Everything from the first line of the data below through the line that contains "Chart.register(...registerables);" should be written out exactly, please, and nothing more; the pictures stay out.

**Information supplied:**
----

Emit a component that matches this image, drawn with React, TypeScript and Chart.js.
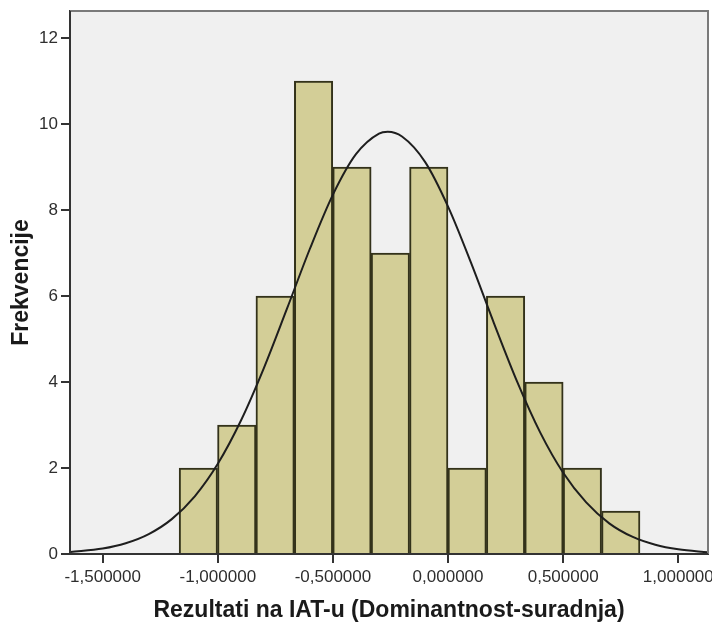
import React, { useEffect, useRef } from "react";
import { Chart, registerables } from "chart.js";

Chart.register(...registerables);

// Histogram bins (centres) and frequencies
const binCenters = [-1.0846, -0.9178, -0.751, -0.5842, -0.4174, -0.2506, -0.0838, 0.083, 0.2498, 0.4166, 0.5834, 0.7502];
const frequencies = [2, 3, 6, 11, 9, 7, 9, 2, 6, 4, 2, 1];

// Normal curve
const curveX = [-1.64, -1.5, -1.4, -1.3, -1.2, -1.1, -1.0, -0.9, -0.8, -0.7, -0.6, -0.5, -0.4, -0.3, -0.262, -0.2, -0.1, 0.0, 0.1, 0.2, 0.3, 0.4, 0.5, 0.6, 0.7, 0.8, 0.9, 1.0, 1.13];
const curveY = [0.045, 0.127, 0.25, 0.463, 0.811, 1.342, 2.098, 3.098, 4.324, 5.7, 7.1, 8.36, 9.3, 9.78, 9.82, 9.71, 9.12, 8.08, 6.77, 5.36, 4.01, 2.83, 1.89, 1.2, 0.713, 0.402, 0.214, 0.108, 0.04];

const xTickValues = [-1.5, -1.0, -0.5, 0.0, 0.5, 1.0];
const yTickValues = [0, 2, 4, 6, 8, 10, 12];
const xRange = [-1.642, 1.129];
const yRange = [0, 12.63];

const xTitle = "Rezultati na IAT-u (Dominantnost-suradnja)";
const yTitle = "Frekvencije";

const plotBackground = {
  id: "plotBackground",
  beforeDraw(chart: any) {
    const { ctx, chartArea } = chart;
    ctx.save();
    ctx.fillStyle = "#f0f0f0";
    ctx.fillRect(chartArea.left, chartArea.top, chartArea.right - chartArea.left, chartArea.bottom - chartArea.top);
    ctx.restore();
  },
  afterDraw(chart: any) {
    const { ctx, chartArea } = chart;
    ctx.save();
    ctx.strokeStyle = "#7a7a7a";
    ctx.lineWidth = 2;
    ctx.beginPath();
    ctx.moveTo(chartArea.left, chartArea.top);
    ctx.lineTo(chartArea.right, chartArea.top);
    ctx.lineTo(chartArea.right, chartArea.bottom);
    ctx.stroke();
    ctx.strokeStyle = "#333333";
    ctx.beginPath();
    ctx.moveTo(chartArea.left, chartArea.top);
    ctx.lineTo(chartArea.left, chartArea.bottom);
    ctx.lineTo(chartArea.right, chartArea.bottom);
    ctx.stroke();
    ctx.restore();
  },
};

export default function App() {
  const ref = useRef<HTMLCanvasElement>(null);

  useEffect(() => {
    if (!ref.current) return;
    const chart = new Chart(ref.current, {
      type: "bar",
      data: {
        datasets: [
          {
            type: "line",
            data: curveX.map((x, i) => ({ x, y: curveY[i] })),
            borderColor: "#1e1e1e",
            borderWidth: 2,
            pointRadius: 0,
            cubicInterpolationMode: "monotone",
            fill: false,
            order: 0,
          } as any,
          {
            type: "bar",
            data: binCenters.map((x, i) => ({ x, y: frequencies[i] })),
            backgroundColor: "#d3ce97",
            borderColor: "#33321a",
            borderWidth: 2,
            barPercentage: 1,
            categoryPercentage: 1,
            grouped: false,
            order: 1,
          } as any,
        ],
      },
      options: {
        responsive: false,
        animation: false,
        layout: { padding: { top: 11, right: 4, left: 0, bottom: 0 } },
        plugins: { legend: { display: false }, tooltip: { enabled: false } },
        scales: {
          x: {
            type: "linear",
            min: xRange[0],
            max: xRange[1],
            offset: false,
            grid: { drawOnChartArea: false, drawTicks: true, tickLength: 9, color: "#333", offset: false, lineWidth: 2 },
            border: { display: true, color: "#333", width: 2 },
            afterBuildTicks: (scale: any) => {
              scale.ticks = xTickValues.map((v) => ({ value: v }));
            },
            afterFit: (scale: any) => {
              scale.height = 70;
              scale.paddingLeft = 0;
              scale.paddingRight = 0;
            },
            ticks: {
              autoSkip: false,
              maxRotation: 0,
              padding: 4,
              color: "#2e2e2e",
              font: { family: "'Liberation Sans', Arial, sans-serif", size: 17 },
              callback: (v: any) => Number(v).toFixed(6).replace(".", ","),
            },
            title: {
              display: true,
              text: xTitle,
              color: "#1a1a1a",
              padding: { top: 0, bottom: 0 },
              font: { family: "'Liberation Sans', Arial, sans-serif", size: 23, weight: "bold" },
            },
          },
          y: {
            type: "linear",
            min: yRange[0],
            max: yRange[1],
            grid: { drawOnChartArea: false, drawTicks: true, tickLength: 9, color: "#333", lineWidth: 2 },
            border: { display: true, color: "#333", width: 2 },
            afterBuildTicks: (scale: any) => {
              scale.ticks = yTickValues.map((v) => ({ value: v }));
            },
            afterFit: (scale: any) => {
              scale.width = 70;
              scale.paddingTop = 0;
              scale.paddingBottom = 0;
            },
            ticks: {
              autoSkip: false,
              padding: 3,
              color: "#2e2e2e",
              font: { family: "'Liberation Sans', Arial, sans-serif", size: 17 },
              callback: (v: any) => String(v),
            },
            title: {
              display: true,
              text: yTitle,
              color: "#1a1a1a",
              padding: { top: 8, bottom: 0 },
              font: { family: "'Liberation Sans', Arial, sans-serif", size: 23, weight: "bold" },
            },
          },
        },
      },
      plugins: [plotBackground],
    } as any);
    return () => chart.destroy();
  }, []);

  return (
    <div style={{ position: "absolute", left: 0, top: 0, width: 712, height: 624, background: "#fff" }}>
      <canvas ref={ref} width={712} height={624} style={{ width: 712, height: 624, display: "block" }} />
    </div>
  );
}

----

**Complete response:**
Emit a component that matches this image, drawn with React, TypeScript and Chart.js.
import React, { useEffect, useRef } from "react";
import { Chart, registerables } from "chart.js";

Chart.register(...registerables);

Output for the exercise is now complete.